現役最後の2シーズンはリオ・デ・ジャネイロに本拠地を置くポケルでプレー。昨季開幕時には元日本代表監督セルジオ・サッポ監督が指揮をとっていたチームだ。

2008年ブラジル代表キャプテンで、スペインリーグMVPに2度輝いたヴィニウスは彼の実の弟。兄弟でワールドカップ制覇をしている。

豪快で繊細な天才

レニージオはピッチを離れるとすごく温厚な性格でいつも笑顔を絶やさない。ピッチ内でも怒鳴るようなことはなく、静かに集中し、プレーをしている。彼のゴールはアートの域に達していた。強烈なミドルシュートでゴールネットを揺らしたかと思えば、繊細なタッチでゴレイロの頭上を抜くループシュートを決めることもできる。彼のプレーは決して華麗ではない。ただ無駄がない。とにかくシンプルで美しい。ゴール数が特筆されるが、彼のプレーはチームにも欠かせないものだった。左利きのピヴォとしてエルポソの攻撃はいつも彼が起点となっていた。ブラジル代表でもそうだ。彼は典型的なピヴォではなく、アラ-ピヴォだ。ゲームメイクに参加し、決定機を演出するパスも出す。

レニージオ対ルイス・アマド

僕は彼とルイス・アマドの対決がたまらなく好きだった。世界最高の矛と盾がぶつかり合うさまはスペクタルそのものだった。
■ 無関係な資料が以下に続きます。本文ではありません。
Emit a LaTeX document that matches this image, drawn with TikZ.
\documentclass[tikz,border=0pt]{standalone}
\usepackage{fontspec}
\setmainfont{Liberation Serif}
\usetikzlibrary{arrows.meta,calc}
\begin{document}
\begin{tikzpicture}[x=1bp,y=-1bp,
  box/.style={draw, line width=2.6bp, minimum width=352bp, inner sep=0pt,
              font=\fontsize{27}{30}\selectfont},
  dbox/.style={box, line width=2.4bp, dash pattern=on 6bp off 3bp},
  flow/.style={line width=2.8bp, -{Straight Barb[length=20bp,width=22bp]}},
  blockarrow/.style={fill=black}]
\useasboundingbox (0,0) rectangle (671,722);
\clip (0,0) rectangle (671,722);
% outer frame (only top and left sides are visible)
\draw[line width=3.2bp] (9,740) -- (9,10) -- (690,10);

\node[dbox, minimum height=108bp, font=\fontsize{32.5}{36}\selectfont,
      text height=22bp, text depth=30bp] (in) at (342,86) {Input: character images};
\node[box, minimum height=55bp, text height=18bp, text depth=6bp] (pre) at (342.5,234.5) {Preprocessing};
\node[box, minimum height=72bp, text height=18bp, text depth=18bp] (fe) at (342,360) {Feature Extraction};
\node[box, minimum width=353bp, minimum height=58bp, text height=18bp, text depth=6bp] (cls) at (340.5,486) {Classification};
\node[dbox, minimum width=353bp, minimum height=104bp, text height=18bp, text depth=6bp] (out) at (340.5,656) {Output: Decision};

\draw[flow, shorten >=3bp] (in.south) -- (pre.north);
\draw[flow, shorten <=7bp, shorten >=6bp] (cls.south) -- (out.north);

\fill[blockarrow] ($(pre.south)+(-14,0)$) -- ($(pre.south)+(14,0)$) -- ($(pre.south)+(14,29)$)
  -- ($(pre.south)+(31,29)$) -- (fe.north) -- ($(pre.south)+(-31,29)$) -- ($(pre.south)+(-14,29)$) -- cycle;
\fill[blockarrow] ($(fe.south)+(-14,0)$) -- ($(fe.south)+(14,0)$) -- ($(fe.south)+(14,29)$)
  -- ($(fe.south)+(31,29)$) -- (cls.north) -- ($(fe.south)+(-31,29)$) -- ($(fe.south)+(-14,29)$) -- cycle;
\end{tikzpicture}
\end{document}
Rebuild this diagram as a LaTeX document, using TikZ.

2008年グラナダで行われたインターコンチネンタルカップ。インテルが大量リードを奪っていた終盤、ゴール前でパスを受けたレニージオはスライディングをするシュマイケルとルイス・アマドを床に転がし、鮮やかなループシュートを決めた。彼はその前のプレーで強烈なシュートを放っていた。そして、その直後のプレーで全く違う柔らかいタッチからループシュートを決めたのだ。きっとシュマイケルとルイス・アマドは強烈なシュートが来ると予想をしていたのだろう。駆け引きと技術がつまったすばらしい得点。レニージオはゴールに転がったボールを拾いに行くと、ルイス・アマドは何も言わずにレニージオにボールを手渡していた。

2008年のワールドカップ決勝の終了直前のプレーも忘れることができない。ディフェンス2人を抜き去った後に飛び出してきたルイス・アマドをあざ笑うかのようなループシュート。得点にはならなかったが、僕はこの決定的な場面でのスーパープレーを忘れることはないだろう。あのシーンは一瞬、時間が止まったようだった。

世界最高の選手、レニージオ。あれほどのタレントを持った選手が35歳で引退するのはあまりにも早すぎる。僕は今年のワールドカップでまたレニージオのタレントを目にすることを楽しみにしていたのに。ずっと見ていたい選手がまたひとり引退してしまった。